━━ Data to use

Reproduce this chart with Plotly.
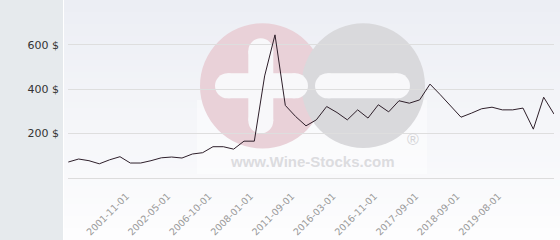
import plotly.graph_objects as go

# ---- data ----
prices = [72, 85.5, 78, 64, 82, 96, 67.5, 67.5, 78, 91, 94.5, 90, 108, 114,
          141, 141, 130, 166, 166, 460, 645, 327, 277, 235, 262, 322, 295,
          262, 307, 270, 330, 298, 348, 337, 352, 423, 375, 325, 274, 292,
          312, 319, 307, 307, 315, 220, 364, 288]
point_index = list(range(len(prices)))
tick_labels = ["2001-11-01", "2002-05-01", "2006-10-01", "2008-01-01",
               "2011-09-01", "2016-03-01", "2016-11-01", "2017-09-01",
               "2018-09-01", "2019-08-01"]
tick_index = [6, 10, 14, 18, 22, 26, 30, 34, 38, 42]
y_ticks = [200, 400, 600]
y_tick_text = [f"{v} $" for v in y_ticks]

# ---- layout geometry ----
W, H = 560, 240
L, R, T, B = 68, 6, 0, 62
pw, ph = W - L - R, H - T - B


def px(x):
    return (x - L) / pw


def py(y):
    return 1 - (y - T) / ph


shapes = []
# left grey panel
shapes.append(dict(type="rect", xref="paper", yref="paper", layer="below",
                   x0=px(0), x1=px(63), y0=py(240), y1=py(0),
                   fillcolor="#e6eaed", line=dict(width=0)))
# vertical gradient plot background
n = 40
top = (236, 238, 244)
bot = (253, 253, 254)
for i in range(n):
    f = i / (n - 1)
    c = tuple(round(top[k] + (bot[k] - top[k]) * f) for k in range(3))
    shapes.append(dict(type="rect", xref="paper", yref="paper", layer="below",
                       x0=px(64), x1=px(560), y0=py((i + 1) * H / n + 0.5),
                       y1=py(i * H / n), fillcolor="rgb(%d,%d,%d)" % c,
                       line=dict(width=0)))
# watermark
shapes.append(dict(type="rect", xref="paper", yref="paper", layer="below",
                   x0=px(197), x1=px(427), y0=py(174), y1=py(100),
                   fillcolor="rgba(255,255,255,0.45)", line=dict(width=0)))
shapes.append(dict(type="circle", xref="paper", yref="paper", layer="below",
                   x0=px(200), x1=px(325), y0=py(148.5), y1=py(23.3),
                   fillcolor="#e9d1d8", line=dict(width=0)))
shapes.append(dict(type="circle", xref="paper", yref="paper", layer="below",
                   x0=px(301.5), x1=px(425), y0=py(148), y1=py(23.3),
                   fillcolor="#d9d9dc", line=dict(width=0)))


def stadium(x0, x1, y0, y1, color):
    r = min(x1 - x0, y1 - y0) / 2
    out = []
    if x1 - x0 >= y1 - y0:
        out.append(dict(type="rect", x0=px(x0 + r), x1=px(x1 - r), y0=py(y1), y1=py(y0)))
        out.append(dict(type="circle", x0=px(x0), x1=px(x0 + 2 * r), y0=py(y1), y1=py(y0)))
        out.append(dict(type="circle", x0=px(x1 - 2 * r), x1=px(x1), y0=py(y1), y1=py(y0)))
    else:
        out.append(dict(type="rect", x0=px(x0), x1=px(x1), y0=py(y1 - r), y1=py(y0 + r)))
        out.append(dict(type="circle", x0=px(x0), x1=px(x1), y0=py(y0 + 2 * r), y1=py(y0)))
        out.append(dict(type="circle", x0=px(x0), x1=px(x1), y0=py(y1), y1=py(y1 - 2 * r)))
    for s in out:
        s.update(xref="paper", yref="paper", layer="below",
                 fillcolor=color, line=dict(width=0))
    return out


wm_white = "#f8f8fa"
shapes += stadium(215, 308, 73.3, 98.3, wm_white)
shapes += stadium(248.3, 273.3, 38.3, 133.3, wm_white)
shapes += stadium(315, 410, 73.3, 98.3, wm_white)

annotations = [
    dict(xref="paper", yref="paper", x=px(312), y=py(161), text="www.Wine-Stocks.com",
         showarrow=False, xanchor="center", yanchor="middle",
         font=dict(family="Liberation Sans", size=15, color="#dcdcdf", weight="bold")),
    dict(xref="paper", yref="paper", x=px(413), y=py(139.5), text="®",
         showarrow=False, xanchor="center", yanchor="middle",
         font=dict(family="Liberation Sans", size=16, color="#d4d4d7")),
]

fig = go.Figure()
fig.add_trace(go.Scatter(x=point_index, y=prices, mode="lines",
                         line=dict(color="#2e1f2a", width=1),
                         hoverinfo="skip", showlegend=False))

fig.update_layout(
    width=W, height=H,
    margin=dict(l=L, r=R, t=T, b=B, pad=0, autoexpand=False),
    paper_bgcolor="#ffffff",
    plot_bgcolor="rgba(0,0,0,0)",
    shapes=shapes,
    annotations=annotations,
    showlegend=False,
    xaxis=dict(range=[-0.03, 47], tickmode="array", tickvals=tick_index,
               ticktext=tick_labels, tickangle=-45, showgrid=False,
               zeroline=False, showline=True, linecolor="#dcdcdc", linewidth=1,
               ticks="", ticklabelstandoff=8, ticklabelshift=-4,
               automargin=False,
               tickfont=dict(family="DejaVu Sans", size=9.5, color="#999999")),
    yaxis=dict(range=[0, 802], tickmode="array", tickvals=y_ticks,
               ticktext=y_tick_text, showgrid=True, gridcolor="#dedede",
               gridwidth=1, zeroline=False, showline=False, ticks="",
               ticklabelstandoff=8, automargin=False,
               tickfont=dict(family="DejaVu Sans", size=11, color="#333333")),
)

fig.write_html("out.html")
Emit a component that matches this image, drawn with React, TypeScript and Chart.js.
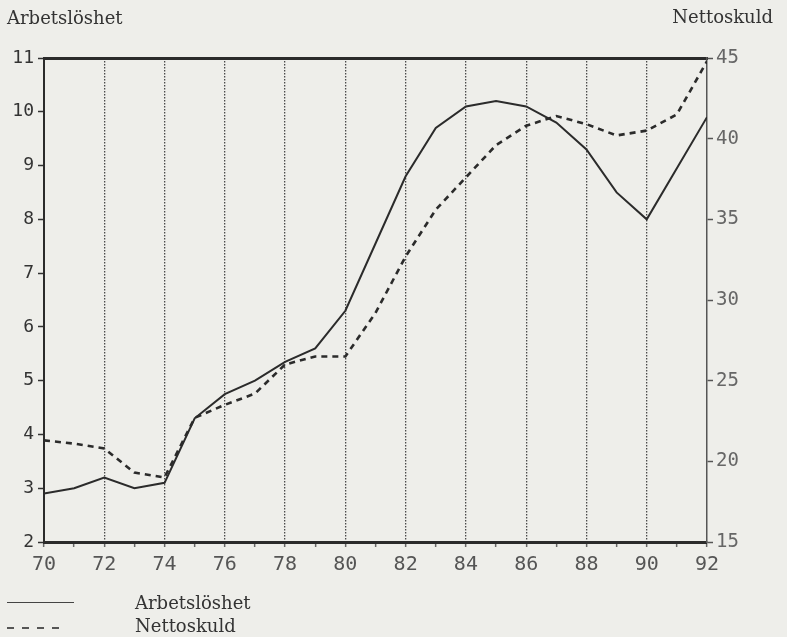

━━━━

▶ _Required task_:
Leave out the pictures and restate, word for word, the lines from the top of the data through the line containing "return 1 - (y - T) / ph", both included.

▶ _Task response_:
Reproduce this chart with Plotly.
import plotly.graph_objects as go

# ---- data ----
prices = [72, 85.5, 78, 64, 82, 96, 67.5, 67.5, 78, 91, 94.5, 90, 108, 114,
          141, 141, 130, 166, 166, 460, 645, 327, 277, 235, 262, 322, 295,
          262, 307, 270, 330, 298, 348, 337, 352, 423, 375, 325, 274, 292,
          312, 319, 307, 307, 315, 220, 364, 288]
point_index = list(range(len(prices)))
tick_labels = ["2001-11-01", "2002-05-01", "2006-10-01", "2008-01-01",
               "2011-09-01", "2016-03-01", "2016-11-01", "2017-09-01",
               "2018-09-01", "2019-08-01"]
tick_index = [6, 10, 14, 18, 22, 26, 30, 34, 38, 42]
y_ticks = [200, 400, 600]
y_tick_text = [f"{v} $" for v in y_ticks]

# ---- layout geometry ----
W, H = 560, 240
L, R, T, B = 68, 6, 0, 62
pw, ph = W - L - R, H - T - B


def px(x):
    return (x - L) / pw


def py(y):
    return 1 - (y - T) / ph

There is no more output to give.